La S. Chiesa celebra tre Feste della
S. Croce: la prima nel Venerdì Santo, scoprendo con tutta solennità la Croce coperta nella vigilia
della Domenica di Passione, e facendone speciale adorazione: Ecce lignum Crucis... venite adoremus. La
seconda in Maggio nell'Invenzione. Per ispirazione di S. Elena l'anno 326 (V. Brev.). - La terza oggi,
14 Settembre, dell'Esaltazione, in ricordo dell'Apparizione della Croce a Costantino, festa divenuta più
solenne quando Eraclio (V. Brev.).— Lezioni della Chiesa.
Culto ed
Imitazione: 1. Culto: I) Preziosità della vera Croce perché vera reliquia di
N.S.G. ratione conjunctionis (V. Peyretti de Incarnatione). Alla vera Croce esposta si fa genuflessione, e
s'incensa con tre tiri, come il SS. Sacramento, ma in piedi (V. A Carpo).
2) Il Crocifisso è immagine di Gesù Crocifisso, e come tale è degno della nostra
venerazione, ratione similitudinis (V. Peyretti), e gli si fa inchino. Da Costantino venne posto in onore
pubblico; e dovunque deve venire esaltato; non solo in Chiesa a tutti gli altari, ma nelle scuole, nei tribunali e
nel primo posto di tutte le famiglie: In hoc signo vinces; — Ecce signum Crucis; fugite partes adversas.
Fatto nel Kykuju dell'amore al Crocefisso.
3) Il Segno della
Croce su di noi e su tante cose; farlo sempre come indica la rubrica della Messa ed il Catechismo. Fatto
di S. Benedetto sul bicchiere d'acqua.
2. Imitazione. Non basta
venerare la Croce ed il Crocifisso; ma bisogna fare come diceva il Ven. Lazzaro bresciano: nolo Crucem
sine Crucifìxo; patire con pazienza, anzi amare le croci fisiche e spirituali. La vita di N.S.G. C. fu
una croce e dolore continuo: Tota vita J.C. crux et martyrium (Imit. 1. 2 cap. X e XI). S.

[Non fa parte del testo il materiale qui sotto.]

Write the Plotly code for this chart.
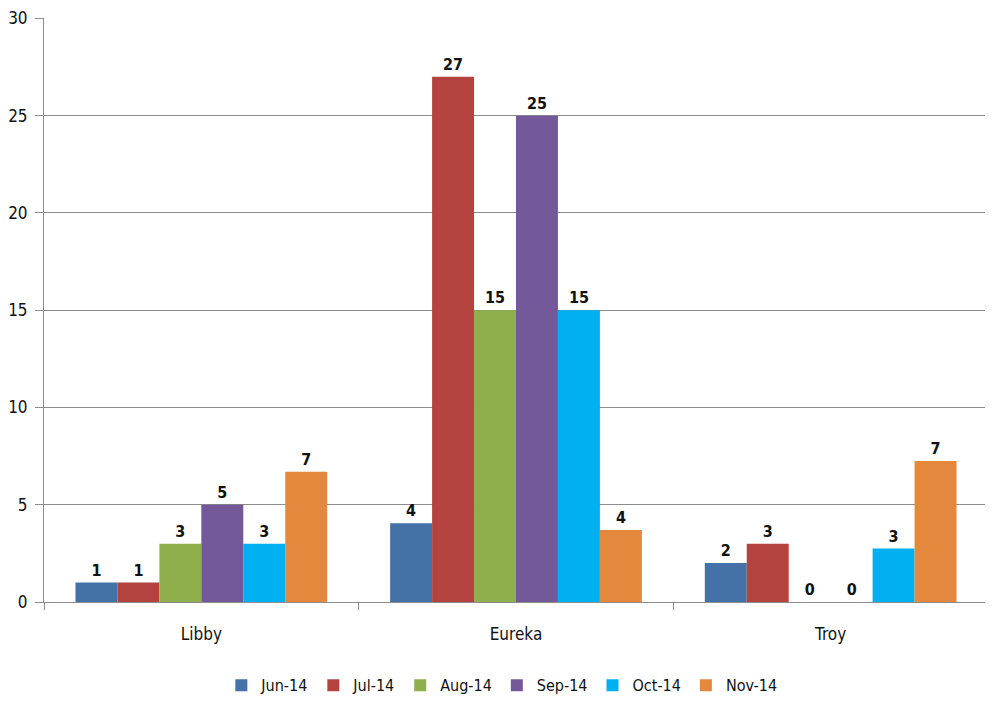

Paolo scrisse: Christo confìxus sum cruci. Volere o no, la nostra vita è seminata di
dolori e patimenti, da cui nessuno va libero. Gesù disse a' suoi seguaci: Tollat crucem suam et sequatur me.
Non c'è altra strada per arrivare alla gloria che l'imitazione di Gesù paziente. Chi però lo fa
seguendo Gesù avrà pace ed anche gioia in questo mondo ed un bel Paradiso. Il
soffrire per amor di Dio, come scrive S. Paolo, è un dono eletto di Dio, e felice chi lo desidera ed ottiene.
Ecco il perché S. Teresa diceva: patire o morire; e S. M. Maddalena de' Pazzi: patire e non morire. Siamo
ignoranti nelle cose di Dio; domandiamo lume soprannaturale ed amore (V. Imit. l.c.).